É por isso que o Souto do Rio não pertence a nenhuma câmara, freguesia ou serviço municipal. Pertence a Águeda. A todos. A cada um que nele viveu um verão inesquecível, uma tarde de domingo ou uma caminhada solitária.
Estrutura Simples, Valor Incalculável
O parque dispõe de mesas de madeira, um bar de apoio sazonal, estacionamento amplo e acesso pedonal facilitado. Mas é precisamente na sua simplicidade que reside a sua força. Não há betão desnecessário, nem ruído comercial. O que se ouve é o rio, o vento nas folhas, os passos sobre o saibro. Não há bares com música alta, nem escorregas coloridos. Há sombra, paz e beleza natural.
Ainda há tempo
Mas esta beleza não é garantida. Sem proteção adequada, sem plano de gestão florestal, sem vigilância ambiental e sem políticas de valorização, o Souto do Rio corre o risco de ser engolido pela desatenção, pelo abandono ou pelo excesso de intervenção errada.

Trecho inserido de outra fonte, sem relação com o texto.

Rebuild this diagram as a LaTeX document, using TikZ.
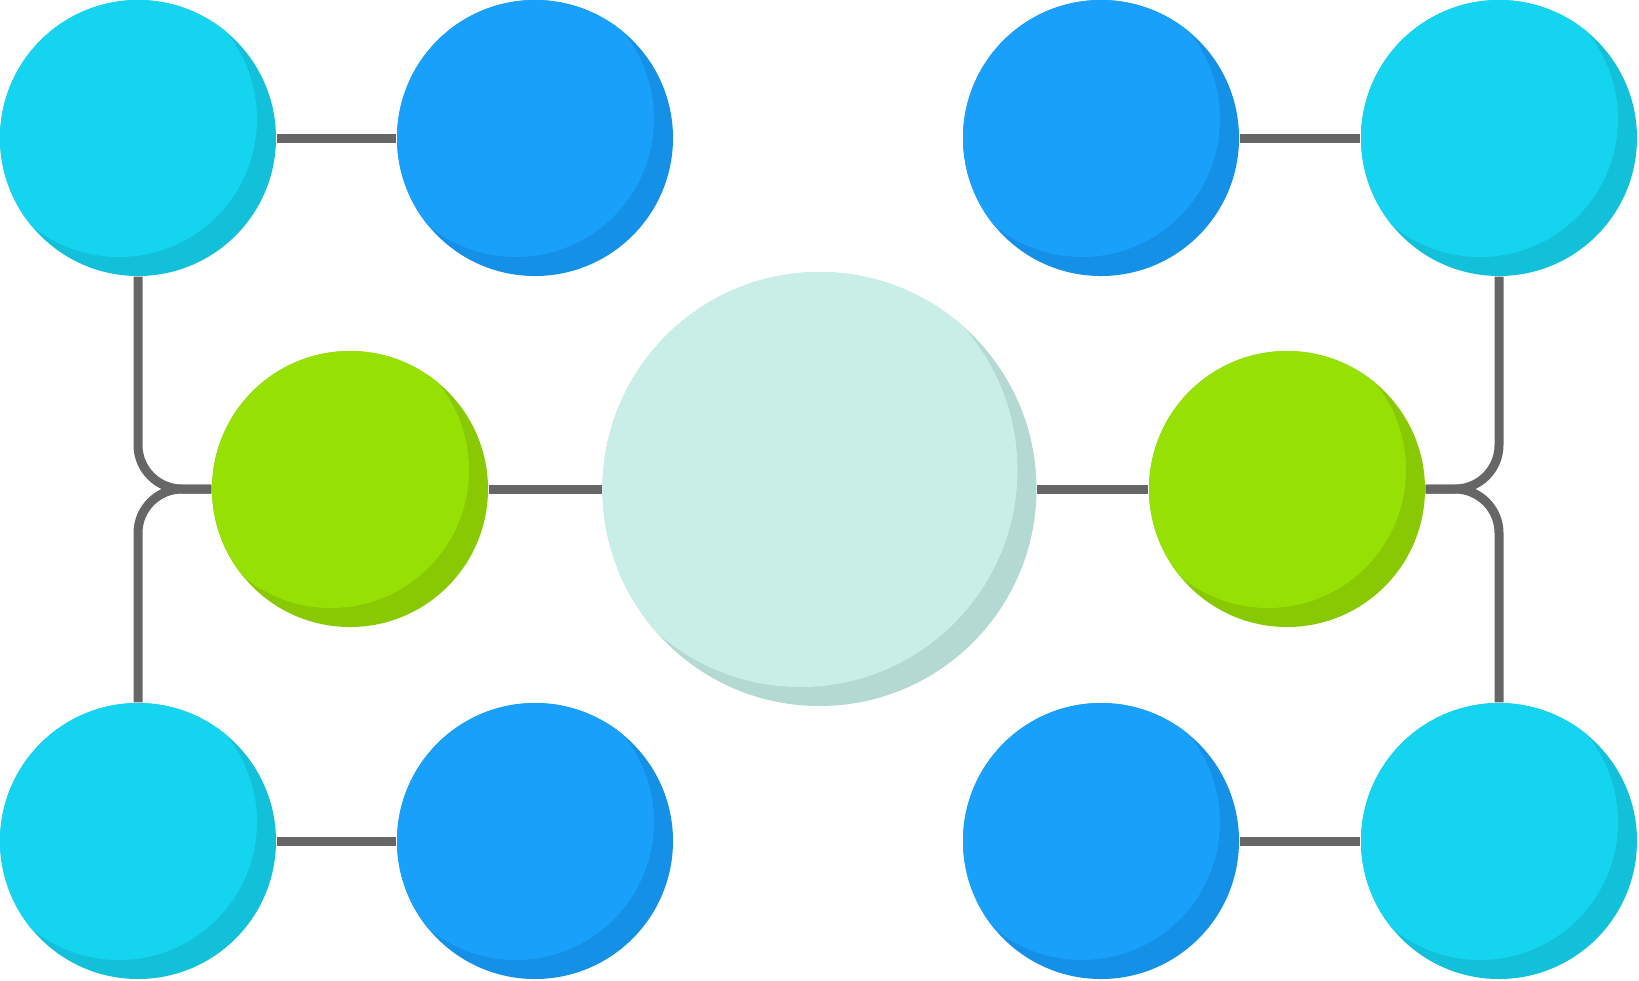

É urgente que seja reconhecido como espaço de interesse ecológico, cultural e turístico de baixa intensidade, capaz de educar, inspirar e regenerar. Que seja palco de visitas escolares, encontros comunitários, observação de aves e não apenas “evento de verão”.
Orgulho, pertença e futuro
Para quem é de Águeda, o Souto do Rio é símbolo. É pertença. É memória de avós e de filhos. É um ponto de encontro entre gerações, um reduto de pureza num mundo que tanto perdeu o contacto com o natural.
Para quem vem de fora, é uma revelação. Um segredo bem guardado. Um convite à contemplação.
E para todos, é responsabilidade. Porque há lugares que são tão belos que a sua preservação se torna uma obrigação moral.
O Souto do Rio é o espelho de uma Águeda que respeita a sua terra, que honra o seu passado e que acredita num futuro sustentável. É um espaço onde o tempo abranda e a beleza é silenciosa, mas total. Quem o conhece, reconhece-o como um dos tesouros mais puros da região. Quem ainda não o visitou, sente, ao ler estas linhas, o apelo irresistível de o fazer.
O Souto do Rio não precisa de ser reinventado. Precisa de ser respeitado. E celebrado. Porque é, sem dúvida, um dos lugares mais autênticos e comoventes que Águeda tem para oferecer ao mundo.